BBC's in Dar es Salaam
Jakaya Mrisho Kikwete has been chosen as the candidate of Tanzania's ruling Chama Cha Mapinduzi in the 30 October elections.
As the CCM has ruled Tanzania since independence, the chances are that Mr Kikwete will be the country's next leader.
Politics rules Kikwete's life
A handsome, light-skinned man born in the historic town of Bagamoyo, he showed his passion for politics from his school days.
Soon after completing his university studies he opted for a low-paying job as a secretary general of a CCM branch in rural Tanzania, instead of taking a well-paying job in town.
This decision soon paid off when President Alhaji Ali Hassan Mwinyi elevated him to become a deputy minister.
Mr Kikwete, 55, is a softly-spoken former military officer who retired from the army with the rank of a lieutenant colonel.
He is an economist who acquired his first degree at the University of Dar es Salaam in the early 1970s.
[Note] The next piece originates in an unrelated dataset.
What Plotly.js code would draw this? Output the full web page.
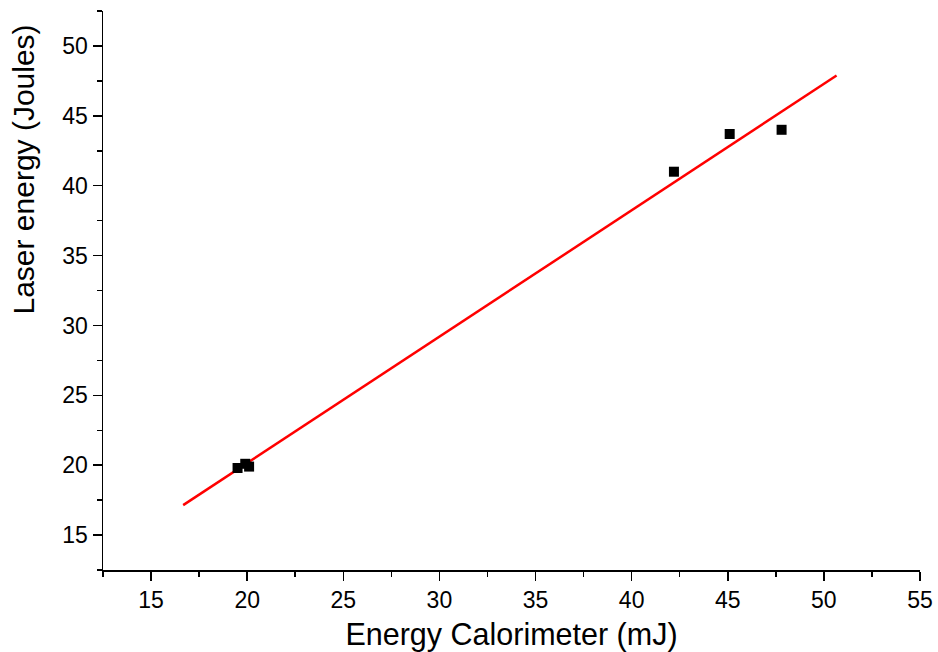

He has served as a minister for about 17 years now - 10 of them as foreign affairs minister in President Benjamin Mkapa's government.
Mkapa defeated Kikwete in 1995 primaries
Mr Mkapa is stepping down after serving two terms as president.
His chance at the top job comes after Mr Kikwete was beaten by Mr Mkapa in the 1995 CCM primaries.
He lost in the final round of voting after getting more votes than Mr Mkapa in the first round.
Mr Kikwete is an easy-going, friendly man.
Apart from being a minister, he is a keen sportsman and is a patron of the national basketball association.
He is however a no-nonsense man when it comes to defending what he believes in - a vigour which could be mistaken for arrogance.
His record as a party stalwart is unquestionable and politics rules his life.
Mr Kikwete has a strong personal touch, happy to share a joke with journalists when interviews are over.
Although he is a Muslim, he received seven bibles as presents - the first one from Tanzania's first, first lady Mama Maria Nyerere, the wife of former president Mwalimu Julius Kambarage Nyerere - when he was campaigning to be CCM candidate.
He won't take full control of the party for another two years, when he is due to become CCM chairman.
He promises that the party - and the country - will be in good hands.